While this year's crop is expected to be normal—a pumpkin from California weighing 2,058 pounds took first prize and set a new tournament record this week—the lack of water is forcing many pumpkin growers to face the possibility of plowing over their pumpkin patches sooner than later.
Next to Illinois, California is the second-largest pumpkin producer in the country.
"The impact is very severe on us and if we don't get rain this winter we won't be able to grow anything," said Wayne Martin, a farmer in Fresno, California, who grows pumpkins on his 60 acres of land.
"It's very bad here with the little water we have," he said.
Martin explained that because he's had to pump more water out of the ground than usual to produce this year's crop, the cost of doing business has gone up.
"The financial impact has really hurt," he said. "We've had to pay more for the water and that means consumers will pay more."
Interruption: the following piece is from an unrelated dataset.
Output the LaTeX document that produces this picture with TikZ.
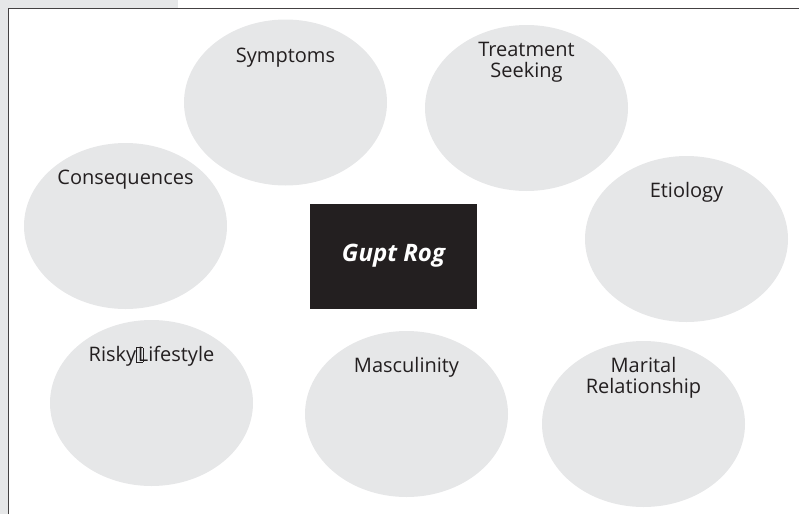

Martin said he expects he will have to sell his pumpkins for 15 percent more than last year. The national average is currently around 50 cents per pound, or $5 for a basketball-sized pumpkin.
Doug Perry runs Perry Farms in Fremont, California, and grows pumpkins on 91 acres. He's had to go to a drip irrigation system to help cultivate his crop. He's actually growing smaller pumpkins because of water cutbacks.
Perry said he's fortunate to have access to water that other farmers might not have in drier parts of the state. But like Martin, he worries about next year and beyond.
"This winter is key for a lot of us," Perry said.